生活習慣と学業の相関

県教委、初の学習状況調査(asahi.com / 2006年7月25日(火))

(前略)
◇小5・中2対象 持ち物確認や朝食 欠かさない子ども 正答率上回る
調査は1月に実施。県内すべての公立小・中学校(さいたま市を除く)の小学5年生と中学2年生計約10万6千人を対象にした。学力を問うペーパーテストのほか、「学校に行く前に持ち物の確認をするか」「朝食を取るか」「睡眠時間は何時間か」など生活習慣を調べるアンケートを行った。
ペーパーテストの結果は、小学5年の国語、社会、算数、理科の4教科の平均正答率は75%、中学2年で、英語も含めた5教科の平均が66%だった。
生活習慣との関係を見ると、「持ち物の確認を必ずする」と答えた児童・生徒の平均正答率は、小学5年で77.2%、中学2年で70%とそれぞれ全体の平均正答率を上回った。これに対し「全く確かめない、またはほとんど確かめない」と答えた児童・生徒の平均正答率はおのおの65.3%、57.6%と全体平均を大きく下回った。
同様に「朝食を必ず取る」「1日1時間以上外遊びや運動をする」と答えた児童・生徒も平均より正答率が高かった。また、睡眠時間と学力の関係では、小学5年では7〜10時間、中学2年で7時間前後の児童・生徒の正答率が高いという結果も出た。
県義務教育指導課は「現場レベルでは言われていたことが、データとして確認できた。生活習慣を身につけることの大切さの教育を引き続き行っていきたい」と話している。

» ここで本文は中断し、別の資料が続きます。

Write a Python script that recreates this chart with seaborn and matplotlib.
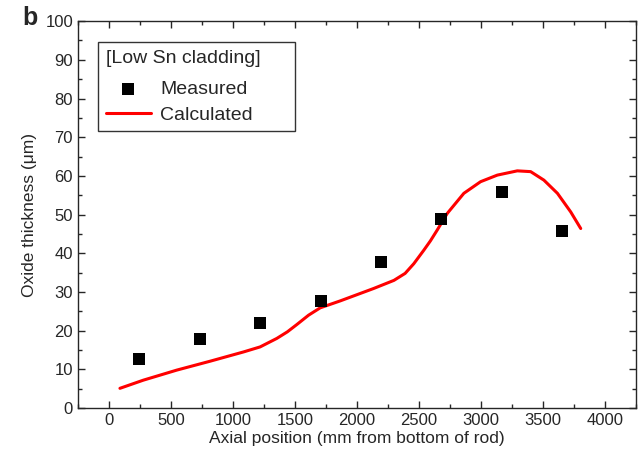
import matplotlib
matplotlib.use("Agg")
import matplotlib.pyplot as plt
from matplotlib.ticker import MultipleLocator
import numpy as np
import pandas as pd
import seaborn as sns

# measured oxide thickness (um) vs axial position (mm)
meas_x = [242, 733, 1218, 1708, 2196, 2681, 3169, 3659]
meas_y = [12.8, 17.8, 21.9, 27.7, 37.8, 48.8, 55.9, 45.8]

# calculated curve
calc_x = [89, 277, 547, 816, 1086, 1220, 1355, 1440, 1517, 1611, 1705, 1867,
          2136, 2300, 2390, 2460, 2541, 2594, 2649, 2730, 2864, 2999, 3134, 3295,
          3403, 3510, 3619, 3726, 3807]
calc_y = [5.1, 7.2, 9.8, 12.1, 14.5, 15.8, 18.0, 19.7, 21.6, 24.0, 25.9, 27.7,
          30.9, 33.0, 34.8, 37.3, 40.8, 43.2, 46.0, 50.3, 55.5, 58.5, 60.2, 61.3,
          61.1, 58.9, 55.5, 50.7, 46.4]

sns.set_style("ticks")
plt.rcParams["font.family"] = ["Liberation Sans", "DejaVu Sans"]
plt.rcParams["xtick.direction"] = "in"
plt.rcParams["ytick.direction"] = "in"

meas = pd.DataFrame({"x": meas_x, "y": meas_y})
calc = pd.DataFrame({"x": calc_x, "y": calc_y})

fig = plt.figure(figsize=(6.44, 4.59), dpi=100)
ax = fig.add_axes([0.121, 0.111, 0.866, 0.843])

sns.lineplot(data=calc, x="x", y="y", ax=ax, color="#ff0000", lw=2.2,
             label="Calculated", sort=False, zorder=2)
sns.scatterplot(data=meas, x="x", y="y", ax=ax, marker="s", s=75,
                color="black", edgecolor="none", label="Measured", zorder=3)

ax.set_xlim(-250, 4250)
ax.set_ylim(0, 100)
ax.xaxis.set_major_locator(MultipleLocator(500))
ax.xaxis.set_minor_locator(MultipleLocator(250))
ax.yaxis.set_major_locator(MultipleLocator(10))
ax.yaxis.set_minor_locator(MultipleLocator(5))
ax.tick_params(which="both", top=True, right=True, labelsize=12, width=1)
ax.tick_params(which="major", length=5)
ax.tick_params(which="minor", length=3)
for s in ax.spines.values():
    s.set_linewidth(1)
    s.set_visible(True)

ax.set_xlabel("Axial position (mm from bottom of rod)", fontsize=12.5, labelpad=2)
ax.set_ylabel("Oxide thickness (\u03bcm)", fontsize=12.5, labelpad=6)

h, l = ax.get_legend_handles_labels()
order = [l.index("Measured"), l.index("Calculated")]
leg = ax.legend([h[i] for i in order], [l[i] for i in order],
                title="[Low Sn cladding]     ", loc="upper left",
                bbox_to_anchor=(0.036, 0.946), borderaxespad=0,
                fontsize=14, title_fontsize=14,
                frameon=True, fancybox=False, edgecolor="black",
                handlelength=2.3, handletextpad=0.5, borderpad=0.4,
                labelspacing=0.4)
leg.get_frame().set_linewidth(1)
leg._legend_box.align = "left"
leg._legend_box.sep = 10

fig.text(0.035, 0.945, "b", fontsize=18, fontweight="bold")

fig.savefig("out.png", dpi=100)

母数は確かにあるようだが、何だか漠然とした内容だ。きちんと有意であるかの検証を経た統計と言えるかどうかもわからないけれど、「現場レベルでは言われていたことが、データとして確認できた」とするならば、なぜそうなのかを説明してみてほしい。「生活習慣が身についている」「正答率が高い」ことを無条件に善として判断する指標としていないか。
生活習慣を身につけること、正答率が高いことは悪いことではないかもしれない。しかし、それぞれの事情を顧みないのであれば、単なる押し付けに過ぎない。百歩譲ってそれらを目標にするとして、それを実現するにはどうしたらいいかの展望はないのか。
一斉にやればいいということでもない。アンケート調査が適切だったか、誘導はなかったか、統計処理は適切にできていたか、検証しておくことはたくさんあるだろう。それらを手抜きせずにきちんと(しかも先入観なしに)実施したか。
ただ単に「生活習慣を身につけた子はアタマがいい」とするだけではまったく意味がない。「アタマがいいから生活習慣が身についた」など、言い換えはいくらでもできそうだ。
学業の優劣をエサに「生活習慣」という枷をハメようという魂胆なら、もとより願い下げだ。